GIVEN PROBLEM: Exactly the lines from the start of the data below through the line that contains "and testing set(I,II)</div>" are to be copied, with pictures left out.

**********

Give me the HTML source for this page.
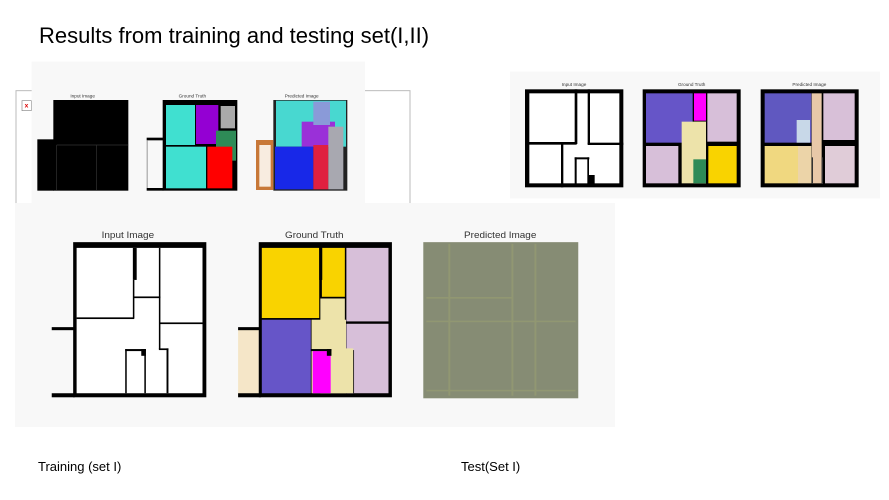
<!DOCTYPE html>
<html><head><meta charset="utf-8"><style>
body{margin:0;width:889px;height:500px;background:#fff;position:relative;overflow:hidden;font-family:"Liberation Sans",sans-serif}
.t{position:absolute;white-space:nowrap;color:#000}
svg{position:absolute}
</style></head><body>
<div class="t" style="left:39px;top:23px;font-size:22px;">Results from training and testing set(I,II)</div>

<svg style="left:0;top:60px" width="420" height="150" viewBox="0 0 1260 450" preserveAspectRatio="none" font-family="Liberation Sans,sans-serif">
<rect x="48" y="92" width="1182" height="340" fill="#fff" stroke="#bbb" stroke-width="3"/>
<rect x="66" y="122" width="28" height="30" fill="#fff" stroke="#888" stroke-width="2"/>
<text x="74" y="143" font-size="20" fill="#d00" font-weight="bold">x</text>
<rect x="95" y="5" width="1000" height="425" fill="#f8f8f8"/>
<g font-size="14" fill="#333" text-anchor="middle"><text x="248" y="112">Input Image</text><text x="577" y="112">Ground Truth</text><text x="905" y="112">Predicted Image</text></g>
<rect x="160" y="120" width="225" height="272" fill="#000"/><rect x="112" y="238" width="50" height="154" fill="#000"/>
<g stroke="#333" stroke-width="2"><line x1="170" y1="255" x2="385" y2="255"/><line x1="170" y1="255" x2="170" y2="390"/><line x1="290" y1="255" x2="290" y2="390"/></g>
<rect x="488" y="120" width="224" height="272" fill="#000"/>
<rect x="440" y="233" width="50" height="8" fill="#000"/><rect x="440" y="384" width="50" height="8" fill="#000"/><rect x="440" y="241" width="3" height="143" fill="#999"/>
<rect x="498" y="135" width="87" height="120" fill="#40e0d0"/><rect x="588" y="135" width="67" height="117" fill="#9400d3"/><rect x="662" y="138" width="43" height="67" fill="#aaa"/><rect x="648" y="212" width="60" height="90" fill="#2e8b57"/><rect x="498" y="260" width="120" height="125" fill="#40e0d0"/><rect x="622" y="260" width="75" height="125" fill="#f00"/>
<rect x="820" y="120" width="222" height="272" fill="#222"/>
<rect x="828" y="122" width="210" height="138" fill="#48d8d0"/>
<rect x="905" y="185" width="100" height="75" fill="#9a30d8"/><rect x="940" y="125" width="50" height="70" fill="#8a9ad8"/>
<rect x="825" y="260" width="115" height="128" fill="#1828e8"/><rect x="940" y="255" width="45" height="133" fill="#e02040"/><rect x="985" y="200" width="45" height="188" fill="#a8a8b0"/>
<rect x="768" y="240" width="52" height="150" fill="#c87838"/><rect x="778" y="255" width="34" height="125" fill="#f8ece0"/>
</svg>

<svg style="left:510px;top:70px" width="370" height="130" viewBox="0 0 1110 390" preserveAspectRatio="none" font-family="Liberation Sans,sans-serif">
<rect x="0" y="5" width="1110" height="380" fill="#f8f8f8"/>
<g font-size="14" fill="#333" text-anchor="middle"><text x="192" y="48">Input Image</text><text x="545" y="48">Ground Truth</text><text x="898" y="48">Predicted Image</text></g>
<g>
<rect x="45" y="58" width="295" height="294" fill="#000"/><rect x="58" y="70" width="270" height="270" fill="#fff"/>
<g fill="#000"><rect x="194" y="58" width="8" height="164"/><rect x="45" y="216" width="155" height="8"/><rect x="233" y="58" width="7" height="164"/><rect x="233" y="218" width="107" height="7"/><rect x="153" y="218" width="7" height="134"/><rect x="194" y="262" width="44" height="6"/><rect x="194" y="262" width="6" height="80"/><rect x="236" y="315" width="18" height="30"/><rect x="232" y="262" width="5" height="80"/></g></g>
<g>
<rect x="398" y="58" width="294" height="294" fill="#000"/>
<rect x="408" y="70" width="140" height="148" fill="#6655c8"/><rect x="552" y="70" width="36" height="82" fill="#f0f"/><rect x="592" y="70" width="88" height="145" fill="#d7bfd9"/>
<rect x="515" y="155" width="73" height="185" fill="#ede3aa"/><rect x="552" y="155" width="36" height="185" fill="#ede3aa"/>
<rect x="408" y="228" width="97" height="112" fill="#d7bfd9"/><rect x="550" y="268" width="38" height="72" fill="#2e8b57"/><rect x="595" y="228" width="85" height="112" fill="#f9d300"/></g>
<g>
<rect x="752" y="58" width="294" height="294" fill="#000"/>
<rect x="764" y="70" width="140" height="148" fill="#6058c0"/><rect x="860" y="150" width="40" height="68" fill="#c8d8e8"/>
<rect x="905" y="70" width="30" height="270" fill="#e8c8a8"/><rect x="940" y="70" width="94" height="140" fill="#d8c0d8"/>
<rect x="764" y="228" width="100" height="112" fill="#f0d880"/><rect x="864" y="228" width="40" height="112" fill="#ecd4a8"/><rect x="945" y="228" width="89" height="112" fill="#e0ccd8"/>
<rect x="905" y="262" width="4" height="80" fill="#333"/><rect x="935" y="262" width="4" height="80" fill="#333"/></g>
</svg>

<svg style="left:15px;top:200px" width="600" height="230" viewBox="0 0 1568 682" preserveAspectRatio="none" font-family="Liberation Sans,sans-serif">
<rect x="0" y="9" width="1568" height="664" fill="#f8f8f8"/>
<g font-size="26" fill="#333" text-anchor="middle"><text x="295" y="113">Input Image</text><text x="782" y="113">Ground Truth</text><text x="1268" y="113">Predicted Image</text></g>
<g>
<rect x="152" y="125" width="348" height="460" fill="#000"/><rect x="161" y="142" width="329" height="431" fill="#fff"/>
<g fill="#000"><rect x="96" y="573" width="60" height="12"/><rect x="96" y="377" width="60" height="9"/>
<rect x="308" y="142" width="10" height="95"/><rect x="308" y="237" width="4" height="115"/><rect x="161" y="348" width="150" height="5"/><rect x="310" y="286" width="70" height="5"/>
<rect x="376" y="142" width="4" height="300"/><rect x="378" y="363" width="112" height="5"/><rect x="376" y="440" width="25" height="5"/><rect x="396" y="440" width="5" height="133"/>
<rect x="288" y="442" width="54" height="6"/><rect x="288" y="442" width="4" height="131"/><rect x="338" y="442" width="4" height="131"/><rect x="330" y="442" width="12" height="20"/></g></g>
<g>
<rect x="583" y="385" width="54" height="195" fill="#f5e6c8"/>
<rect x="637" y="125" width="348" height="460" fill="#000"/>
<rect x="645" y="142" width="150" height="208" fill="#f9d300"/><rect x="802" y="142" width="60" height="145" fill="#f9d300"/><rect x="866" y="142" width="110" height="218" fill="#d7bfd9"/>
<rect x="798" y="292" width="64" height="281" fill="#ede3aa"/><rect x="775" y="355" width="90" height="218" fill="#ede3aa"/>
<rect x="645" y="355" width="128" height="218" fill="#6655c8"/><rect x="866" y="367" width="110" height="206" fill="#d7bfd9"/>
<rect x="862" y="440" width="22" height="133" fill="#ede3aa"/><rect x="884" y="445" width="2" height="128" fill="#000"/>
<rect x="778" y="448" width="47" height="125" fill="#f0f"/>
<g fill="#000"><rect x="583" y="377" width="60" height="9"/><rect x="583" y="573" width="60" height="12"/><rect x="795" y="142" width="8" height="95"/><rect x="773" y="442" width="54" height="6"/><rect x="815" y="442" width="12" height="20"/></g></g>
<g>
<rect x="1067" y="125" width="405" height="463" fill="#868c74"/>
<g stroke="#a8ac70" stroke-width="5" opacity="0.35"><line x1="1135" y1="130" x2="1135" y2="580"/><line x1="1300" y1="130" x2="1300" y2="580"/><line x1="1360" y1="130" x2="1360" y2="580"/><line x1="1075" y1="360" x2="1465" y2="360"/><line x1="1075" y1="290" x2="1300" y2="290"/><line x1="1075" y1="565" x2="1465" y2="565"/></g></g>
</svg>

<div class="t" style="left:38px;top:459px;font-size:13px;">Training (set I)</div>
<div class="t" style="left:461px;top:459px;font-size:13px;">Test(Set I)</div>
</body></html>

**********

TASK RESULT:
Give me the HTML source for this page.
<!DOCTYPE html>
<html><head><meta charset="utf-8"><style>
body{margin:0;width:889px;height:500px;background:#fff;position:relative;overflow:hidden;font-family:"Liberation Sans",sans-serif}
.t{position:absolute;white-space:nowrap;color:#000}
svg{position:absolute}
</style></head><body>
<div class="t" style="left:39px;top:23px;font-size:22px;">Results from training and testing set(I,II)</div>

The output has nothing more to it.